**Work required:**
Retype each line exactly. Skip images.

**Raw data:**
###

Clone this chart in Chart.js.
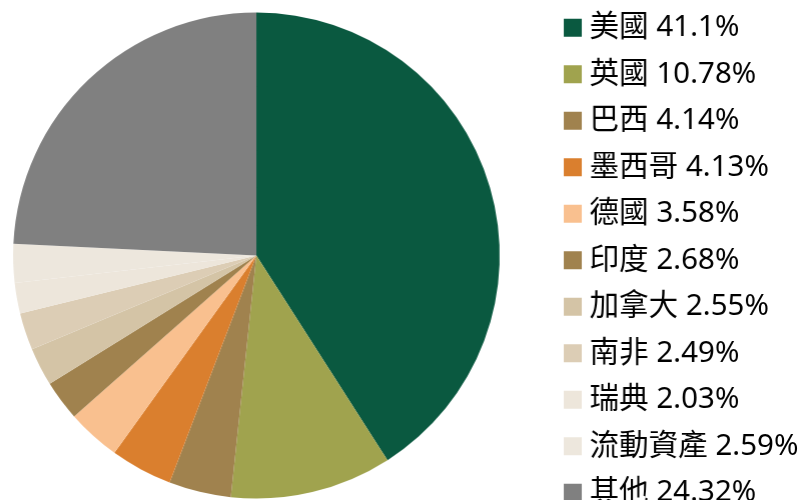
<!DOCTYPE html>
<html>
<head>
<meta charset="utf-8">
<script src="https://cdn.jsdelivr.net/npm/chart.js@4.4.1/dist/chart.umd.min.js"></script>
<style>
  body { margin: 0; background: #fff; }
  #frame { position: relative; width: 802px; height: 500px; overflow: hidden; }
  /* canvas is a bit bigger than the window so the last legend row gets cut off like the original */
  #box { position: absolute; left: -41px; top: -4px; width: 850px; height: 540px; }
</style>
</head>
<body>
<div id="frame"><div id="box"><canvas id="myChart"></canvas></div></div>
<script>
var countries = ["美國", "英國", "巴西", "墨西哥", "德國", "印度", "加拿大", "南非", "瑞典", "流動資產", "其他"];
var shares = [41.1, 10.78, 4.14, 4.13, 3.58, 2.68, 2.55, 2.49, 2.03, 2.59, 24.32];
var sliceColors = [
  "#0a5940",
  "#a0a34e",
  "#a0824e",
  "#da7f2e",
  "#f9c08f",
  "#a0824e",
  "#d4c4a6",
  "#dccdb5",
  "#ede6db",
  "#ede7dd",
  "#808080",
];

var chart = new Chart("myChart", {
  type: "pie",
  data: {
    labels: countries,
    datasets: [
      {
        data: shares,
        backgroundColor: sliceColors,
        borderWidth: 0,
        radius: 243,
      },
    ],
  },
  options: {
    responsive: true,
    maintainAspectRatio: false,
    animation: false,
    layout: { padding: 0 },
    plugins: {
      tooltip: { enabled: false },
      // empty bottom title: only shortens the pie area, the legend keeps full height
      title: {
        display: true,
        position: "bottom",
        fullSize: false,
        text: "",
        padding: 0,
        font: { size: 10, lineHeight: "21px" },
      },
      legend: {
        position: "right",
        align: "start",
        labels: {
          color: "#000",
          padding: 17,
          boxWidth: 4,
          boxHeight: 4,
          font: { family: "'Noto Sans', 'Noto Sans CJK TC', sans-serif", size: 29.5 },
          generateLabels: function (c) {
            var items = Chart.overrides.pie.plugins.legend.labels.generateLabels(c);
            items.forEach(function (item, i) {
              item.text = countries[i] + " " + shares[i] + "%";
              // thick stroke in the fill colour makes an 18px square that sits close to the text
              item.strokeStyle = item.fillStyle;
              item.lineWidth = 14;
              item.lineJoin = "miter";
            });
            return items;
          },
        },
      },
    },
  },
});

// pie area must stay 594px wide, whatever width the legend measures
document.getElementById("box").style.width = (594 + chart.legend.width) + "px";
chart.resize();
</script>
</body>
</html>
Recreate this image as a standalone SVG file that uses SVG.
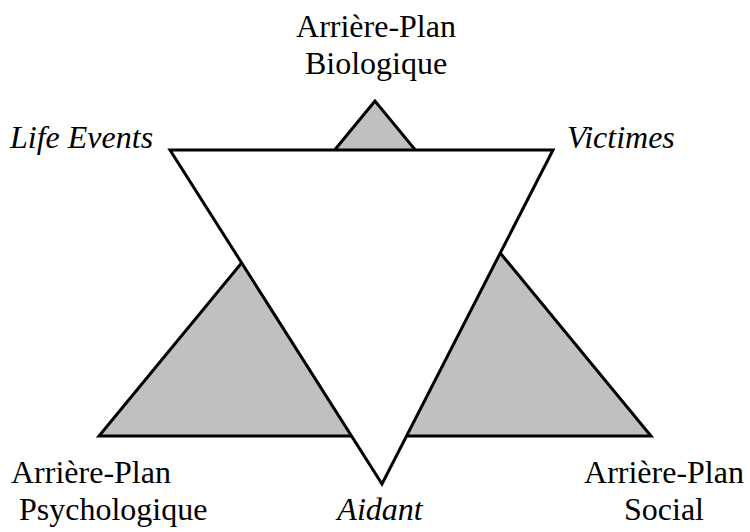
<svg xmlns="http://www.w3.org/2000/svg" width="750" height="532" viewBox="0 0 750 532">
<style>
text{font-family:"Liberation Serif","Times New Roman",serif;font-size:32px;fill:#000}
.it{font-style:italic}
.c{text-anchor:middle}
.tri{stroke:#000;stroke-width:3;stroke-linejoin:miter}
</style>
<rect width="750" height="532" fill="#fff"/>
<g id="grey-triangle"><polygon class="tri" points="375,101 99,436 651,436" fill="#c0c0c0"/></g>
<g id="white-triangle"><polygon class="tri" points="170,150 553,150 382,484" fill="#fff"/></g>
<g id="labels">
<text class="c" x="376" y="37">Arrière-Plan</text>
<text class="c" x="376" y="74">Biologique</text>
<text class="it" x="10" y="148">Life Events</text>
<text class="it" x="567" y="148">Victimes</text>
<text x="11" y="483">Arrière-Plan</text>
<text x="19" y="520">Psychologique</text>
<text class="it c" x="380" y="520">Aidant</text>
<text class="c" x="664" y="483">Arrière-Plan</text>
<text class="c" x="664" y="520">Social</text>
</g>
</svg>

###

**Solution below:**
Clone this chart in Chart.js.
<!DOCTYPE html>
<html>
<head>
<meta charset="utf-8">
<script src="https://cdn.jsdelivr.net/npm/chart.js@4.4.1/dist/chart.umd.min.js"></script>
<style>
  body { margin: 0; background: #fff; }
  #frame { position: relative; width: 802px; height: 500px; overflow: hidden; }
  /* canvas is a bit bigger than the window so the last legend row gets cut off like the original */
  #box { position: absolute; left: -41px; top: -4px; width: 850px; height: 540px; }
</style>
</head>
<body>
<div id="frame"><div id="box"><canvas id="myChart"></canvas></div></div>
<script>
var countries = ["美國", "英國", "巴西", "墨西哥", "德國", "印度", "加拿大", "南非", "瑞典", "流動資產", "其他"];
var shares = [41.1, 10.78, 4.14, 4.13, 3.58, 2.68, 2.55, 2.49, 2.03, 2.59, 24.32];
var sliceColors = [
  "#0a5940",
  "#a0a34e",
  "#a0824e",
  "#da7f2e",
  "#f9c08f",
  "#a0824e",
  "#d4c4a6",
  "#dccdb5",
  "#ede6db",
  "#ede7dd",
  "#808080",
];

var chart = new Chart("myChart", {
  type: "pie",
  data: {
    labels: countries,
    datasets: [
      {
        data: shares,
        backgroundColor: sliceColors,
        borderWidth: 0,
        radius: 243,
      },
    ],
  },
  options: {
    responsive: true,
    maintainAspectRatio: false,
    animation: false,
    layout: { padding: 0 },
    plugins: {
      tooltip: { enabled: false },
      // empty bottom title: only shortens the pie area, the legend keeps full height
      title: {
        display: true,
        position: "bottom",
        fullSize: false,
        text: "",
        padding: 0,
        font: { size: 10, lineHeight: "21px" },
      },
      legend: {
        position: "right",
        align: "start",
        labels: {
          color: "#000",
          padding: 17,
          boxWidth: 4,
          boxHeight: 4,
          font: { family: "'Noto Sans', 'Noto Sans CJK TC', sans-serif", size: 29.5 },
          generateLabels: function (c) {
            var items = Chart.overrides.pie.plugins.legend.labels.generateLabels(c);
            items.forEach(function (item, i) {
              item.text = countries[i] + " " + shares[i] + "%";
              // thick stroke in the fill colour makes an 18px square that sits close to the text
              item.strokeStyle = item.fillStyle;
              item.lineWidth = 14;
              item.lineJoin = "miter";
            });
            return items;
          },
        },
      },
    },
  },
});

// pie area must stay 594px wide, whatever width the legend measures
document.getElementById("box").style.width = (594 + chart.legend.width) + "px";
chart.resize();
</script>
</body>
</html>
Recreate this image as a standalone SVG file that uses SVG.
<svg xmlns="http://www.w3.org/2000/svg" width="750" height="532" viewBox="0 0 750 532">
<style>
text{font-family:"Liberation Serif","Times New Roman",serif;font-size:32px;fill:#000}
.it{font-style:italic}
.c{text-anchor:middle}
.tri{stroke:#000;stroke-width:3;stroke-linejoin:miter}
</style>
<rect width="750" height="532" fill="#fff"/>
<g id="grey-triangle"><polygon class="tri" points="375,101 99,436 651,436" fill="#c0c0c0"/></g>
<g id="white-triangle"><polygon class="tri" points="170,150 553,150 382,484" fill="#fff"/></g>
<g id="labels">
<text class="c" x="376" y="37">Arrière-Plan</text>
<text class="c" x="376" y="74">Biologique</text>
<text class="it" x="10" y="148">Life Events</text>
<text class="it" x="567" y="148">Victimes</text>
<text x="11" y="483">Arrière-Plan</text>
<text x="19" y="520">Psychologique</text>
<text class="it c" x="380" y="520">Aidant</text>
<text class="c" x="664" y="483">Arrière-Plan</text>
<text class="c" x="664" y="520">Social</text>
</g>
</svg>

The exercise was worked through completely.